● Aim of the exercise: Skip all pictures. Write out the data below from its first line through the line that contains "ax = fig.add_axes([0.1325, 0.115, 0.8675, 0.875])".

● Supplied information:
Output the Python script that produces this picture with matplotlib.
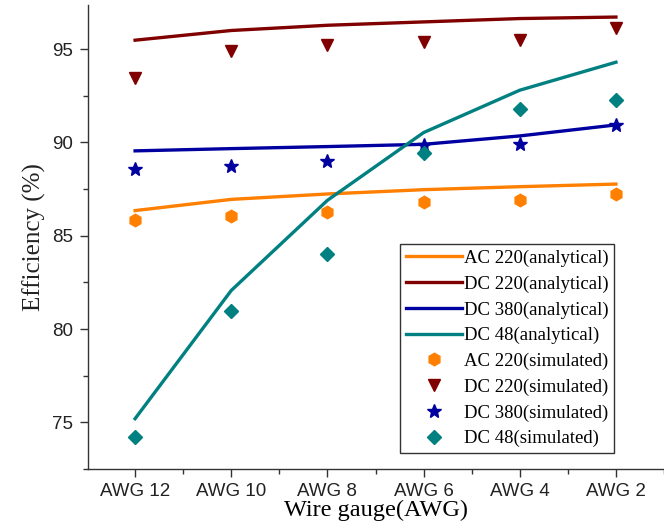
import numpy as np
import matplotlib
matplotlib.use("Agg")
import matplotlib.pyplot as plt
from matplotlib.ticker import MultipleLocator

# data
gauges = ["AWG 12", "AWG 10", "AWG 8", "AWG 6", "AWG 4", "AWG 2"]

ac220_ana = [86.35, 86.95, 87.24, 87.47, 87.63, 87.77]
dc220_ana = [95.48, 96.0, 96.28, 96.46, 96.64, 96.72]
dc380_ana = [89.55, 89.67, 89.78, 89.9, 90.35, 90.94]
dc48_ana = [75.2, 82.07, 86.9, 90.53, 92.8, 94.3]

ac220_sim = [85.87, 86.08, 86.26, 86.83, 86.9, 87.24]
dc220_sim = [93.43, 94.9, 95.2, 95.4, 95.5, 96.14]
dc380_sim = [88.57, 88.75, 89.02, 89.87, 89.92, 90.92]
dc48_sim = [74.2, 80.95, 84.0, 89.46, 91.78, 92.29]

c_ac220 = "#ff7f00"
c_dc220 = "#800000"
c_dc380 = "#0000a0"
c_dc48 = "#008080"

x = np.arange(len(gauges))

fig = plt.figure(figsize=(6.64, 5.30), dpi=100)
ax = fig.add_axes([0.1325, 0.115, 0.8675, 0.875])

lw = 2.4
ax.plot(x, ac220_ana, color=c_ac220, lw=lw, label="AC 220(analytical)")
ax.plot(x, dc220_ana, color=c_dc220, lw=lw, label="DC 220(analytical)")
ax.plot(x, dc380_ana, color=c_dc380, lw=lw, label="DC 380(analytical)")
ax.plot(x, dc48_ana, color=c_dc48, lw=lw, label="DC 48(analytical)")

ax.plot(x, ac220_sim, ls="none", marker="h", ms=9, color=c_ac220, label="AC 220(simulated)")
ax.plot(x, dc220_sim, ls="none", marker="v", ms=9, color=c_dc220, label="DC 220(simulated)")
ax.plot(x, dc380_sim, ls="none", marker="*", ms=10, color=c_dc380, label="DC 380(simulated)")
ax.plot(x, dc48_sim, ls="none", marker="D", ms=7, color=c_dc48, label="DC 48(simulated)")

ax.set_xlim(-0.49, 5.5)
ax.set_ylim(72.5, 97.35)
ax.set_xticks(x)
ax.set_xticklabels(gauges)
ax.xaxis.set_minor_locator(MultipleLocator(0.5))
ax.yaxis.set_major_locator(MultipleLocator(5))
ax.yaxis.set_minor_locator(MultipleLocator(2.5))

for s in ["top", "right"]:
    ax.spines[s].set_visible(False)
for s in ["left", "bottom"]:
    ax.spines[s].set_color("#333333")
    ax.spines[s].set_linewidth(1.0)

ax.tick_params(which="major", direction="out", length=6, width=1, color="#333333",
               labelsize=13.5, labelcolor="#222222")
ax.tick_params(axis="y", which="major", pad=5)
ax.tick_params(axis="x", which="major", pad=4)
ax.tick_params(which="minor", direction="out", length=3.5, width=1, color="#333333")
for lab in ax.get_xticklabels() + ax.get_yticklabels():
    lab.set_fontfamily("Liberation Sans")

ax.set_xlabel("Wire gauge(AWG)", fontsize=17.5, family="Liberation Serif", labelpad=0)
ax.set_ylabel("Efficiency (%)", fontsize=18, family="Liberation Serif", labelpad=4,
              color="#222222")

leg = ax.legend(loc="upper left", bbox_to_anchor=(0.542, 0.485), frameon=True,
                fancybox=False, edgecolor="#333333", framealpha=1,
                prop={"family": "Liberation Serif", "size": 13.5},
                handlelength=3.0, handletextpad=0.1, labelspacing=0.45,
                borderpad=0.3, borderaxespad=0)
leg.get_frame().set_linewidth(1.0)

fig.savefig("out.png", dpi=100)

● The output:
Output the Python script that produces this picture with matplotlib.
import numpy as np
import matplotlib
matplotlib.use("Agg")
import matplotlib.pyplot as plt
from matplotlib.ticker import MultipleLocator

# data
gauges = ["AWG 12", "AWG 10", "AWG 8", "AWG 6", "AWG 4", "AWG 2"]

ac220_ana = [86.35, 86.95, 87.24, 87.47, 87.63, 87.77]
dc220_ana = [95.48, 96.0, 96.28, 96.46, 96.64, 96.72]
dc380_ana = [89.55, 89.67, 89.78, 89.9, 90.35, 90.94]
dc48_ana = [75.2, 82.07, 86.9, 90.53, 92.8, 94.3]

ac220_sim = [85.87, 86.08, 86.26, 86.83, 86.9, 87.24]
dc220_sim = [93.43, 94.9, 95.2, 95.4, 95.5, 96.14]
dc380_sim = [88.57, 88.75, 89.02, 89.87, 89.92, 90.92]
dc48_sim = [74.2, 80.95, 84.0, 89.46, 91.78, 92.29]

c_ac220 = "#ff7f00"
c_dc220 = "#800000"
c_dc380 = "#0000a0"
c_dc48 = "#008080"

x = np.arange(len(gauges))

fig = plt.figure(figsize=(6.64, 5.30), dpi=100)
ax = fig.add_axes([0.1325, 0.115, 0.8675, 0.875])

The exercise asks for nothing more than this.